You shall not covet your neighbor's house. You shall not covet your neighbor's wife, or his male or female servant, his ox or donkey, or anything that belongs to your neighbor. Exodus 20:17

Does anyone else relate so well to Calvin telling his mom:
“Hey Mom, I saw a bunch of products on TV that I didn't know existed but desperately need!”

That's me. (And it can't just be me, right?) I know the 10th Commandment is You shall not covet but boy oh boy, am I a covetous person. My wanting is usually in the realm of technological gadgets. I always see something new and — though I may have never knew such a product existed previously — all of a sudden, I feel like I can't live without it. It's a sensation that seems bigger than “want” so “covet” seems to be fit the bill.
It takes every single ounce of will power to remind myself that I have a very functional iPad/iPhone when Apple rolls out the new models. I also can't seem to have enough earphones/headphones — and I'm not even audiophile. I have more than 6 coffee tumblers, yet whenever I see a cool one, I want it.
Perhaps this is why I'm not wealthy because God knew my house would be full of “As Seen on TV!” type of gadgets (read: crap) and knew that my income will be spent on trying to quench the thirst of owning the newest and latest gadgets. I mean, I spent a good chunk of time before I went to bed one evening researching wireless earphones. Why? Because I saw a commercial on TV (the JBL one) and I thought to myself — yea, having a wireless earhpones would really be useful when I exercise. But I barely — and I mean barely — exercise. Then that voice said, but maybe if you get a set of wireless earphones to run, you'll go running. And yes, that seemed like a good idea — compromise. What is wrong with me?
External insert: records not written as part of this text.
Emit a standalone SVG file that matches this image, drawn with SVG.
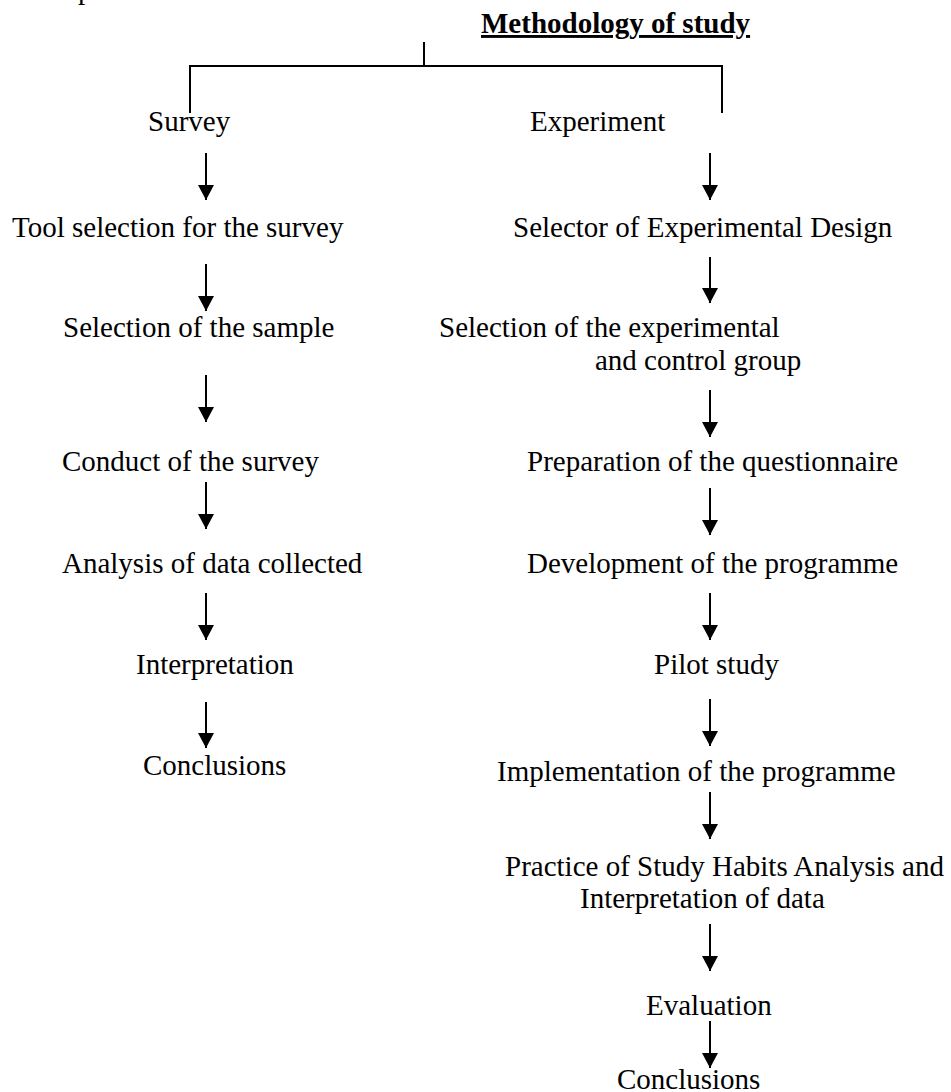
<svg xmlns="http://www.w3.org/2000/svg" width="951" height="1092" viewBox="0 0 951 1092">
<style>
text{font-family:"Liberation Serif","Times New Roman",serif;font-size:29px;fill:#000}
.title{font-weight:bold;text-decoration:underline}
.ln{stroke:#000;stroke-width:2;fill:none}
.ar{stroke:#000;stroke-width:2;fill:none;marker-end:url(#ah)}
</style>
<defs>
<marker id="ah" markerUnits="userSpaceOnUse" markerWidth="16" markerHeight="16" refX="14" refY="7.5" orient="auto" viewBox="0 0 14 15">
<path d="M0,0 L14,7.5 L0,15 Z" fill="#000"/>
</marker>
</defs>
<rect width="951" height="1092" fill="#fff"/>
<text x="78" y="-1">p</text>
<g id="title"><text class="title" x="481" y="33">Methodology of study</text></g>
<g id="connectors">
<line class="ln" x1="424" y1="42" x2="424" y2="66"/>
<line class="ln" x1="190" y1="66" x2="722" y2="66"/>
<line class="ln" x1="190" y1="65" x2="190" y2="113"/>
<line class="ln" x1="722" y1="65" x2="722" y2="113"/>
<line class="ar" x1="206" y1="153" x2="206" y2="200"/>
<line class="ar" x1="206" y1="264" x2="206" y2="311"/>
<line class="ar" x1="206" y1="375" x2="206" y2="422"/>
<line class="ar" x1="206" y1="482" x2="206" y2="529"/>
<line class="ar" x1="206" y1="593" x2="206" y2="640"/>
<line class="ar" x1="206" y1="702" x2="206" y2="748"/>
<line class="ar" x1="710" y1="153" x2="710" y2="200"/>
<line class="ar" x1="710" y1="257" x2="710" y2="303"/>
<line class="ar" x1="710" y1="390" x2="710" y2="437"/>
<line class="ar" x1="710" y1="488" x2="710" y2="535"/>
<line class="ar" x1="710" y1="593" x2="710" y2="640"/>
<line class="ar" x1="710" y1="699" x2="710" y2="746"/>
<line class="ar" x1="710" y1="792" x2="710" y2="839"/>
<line class="ar" x1="710" y1="924" x2="710" y2="971"/>
<line class="ar" x1="710" y1="1021" x2="710" y2="1068"/>
</g>
<g id="survey"><text x="148" y="131">Survey</text></g>
<g id="experiment"><text x="530" y="131">Experiment</text></g>
<g id="s1"><text x="12" y="237">Tool selection for the survey</text></g>
<g id="s2"><text x="63" y="337">Selection of the sample</text></g>
<g id="s3"><text x="62" y="471">Conduct of the survey</text></g>
<g id="s4"><text x="62" y="573">Analysis of data collected</text></g>
<g id="s5"><text x="136" y="674">Interpretation</text></g>
<g id="s6"><text x="143" y="775">Conclusions</text></g>
<g id="e1"><text x="513" y="237">Selector of Experimental Design</text></g>
<g id="e2"><text x="439" y="337">Selection of the experimental</text><text x="595" y="370">and control group</text></g>
<g id="e3"><text x="527" y="471">Preparation of the questionnaire</text></g>
<g id="e4"><text x="527" y="573">Development of the programme</text></g>
<g id="e5"><text x="654" y="674">Pilot study</text></g>
<g id="e6"><text x="497" y="781">Implementation of the programme</text></g>
<g id="e7"><text x="505" y="876">Practice of Study Habits Analysis and</text><text x="580" y="908">Interpretation of data</text></g>
<g id="e8"><text x="646" y="1015">Evaluation</text></g>
<g id="e9"><text x="617" y="1089">Conclusions</text></g>
</svg>
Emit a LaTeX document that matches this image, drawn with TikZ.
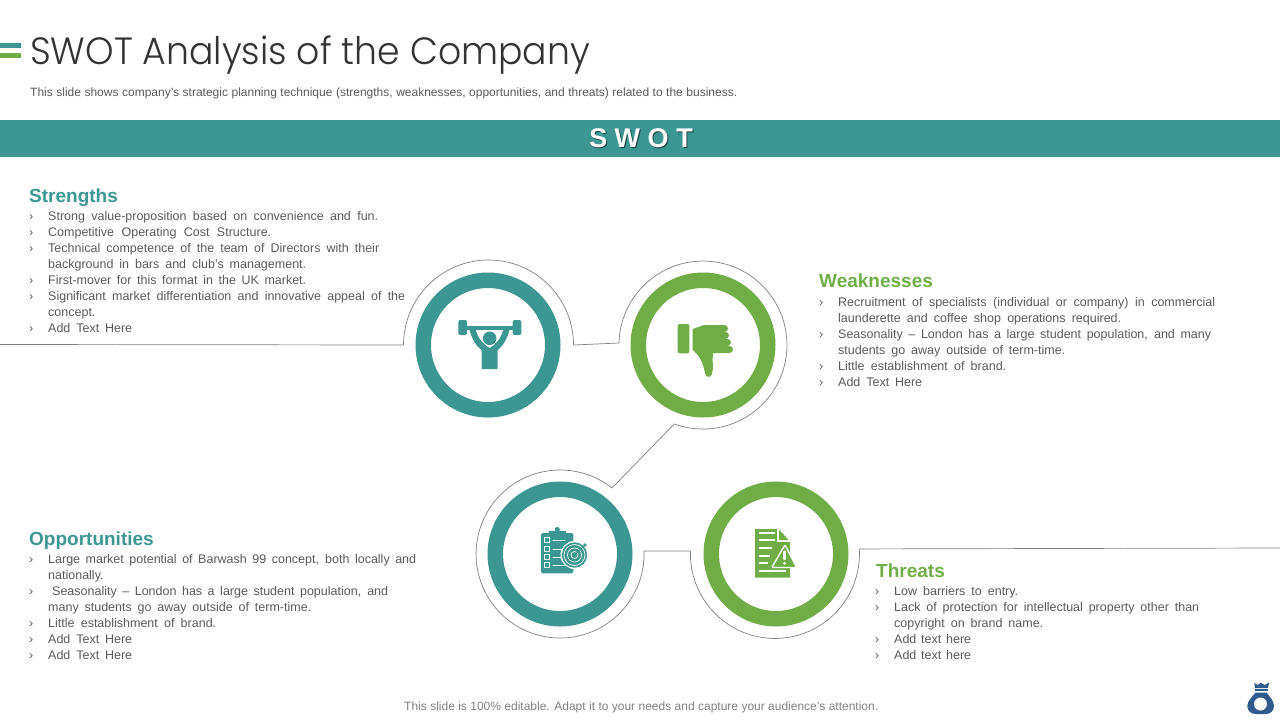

That's the thing with “things” — with mammon. We'll never have enough to satisfy us. Something newer, something better, something faster will always make our possessions feel outdated. I envy (and pity) those who still (contently) walk around with flip phones. I mean, c'mon! It's 2015!! And at the same time, to not be prisoners of Apple seems… freeing.

We tend to focus on what we don't have and therefore begin to covet what other's have — be it their car, home, kids, children, wife, things, .. their ox. Or donkey. (Which reminds me, you don't have to be lonely at famers only dot com. May that song be stuck with you throughout the entire day).

If only I had that… we think that our life would be fulfilled. At least that's what we tell ourselves. But it never works out that way, does it? Because as soon as we obtain it, we want something else. It never ends.

Rabbi Lawrence Kushner in his book, God was in this Place and I, i, Did Not Know talks about how some rabbis viewed the 10th commandment not as a commandment, but as a reward.
He writes that the first 9 commandments are externally discernible. I mean, we can actually see/witness/prove someone breaking one of the first nine. We can see if someone stole; if someone killed. We can prove if someone lied; made idols; used God's name in vain; did not keep Sabbath. But the 10th commandment is internal. I can't look at you and say, You're coveting. (Unless you're being a creep, but at that point, “coveting” might be the least of our worries…)
These Rabbis taught that if you were to faithfully follow the first 9 commandments, you won't want anyone else's life or anyone else's belongings. You won't want to covet.
They believed that we ought to read the commandments like a progression, and when we live in harmony with God; when we find our place in God's plan; when we seek God and God's kingdom first and foremost — we won't want to be anywhere else; we won't want anything else; we won't want to be any one else.
That is a reward, at least in my book.

I'm nowhere near there — but I hope to seek such a life that is in harmony with God and God's plan that “You shall not covet” is more of a reward than a commandment.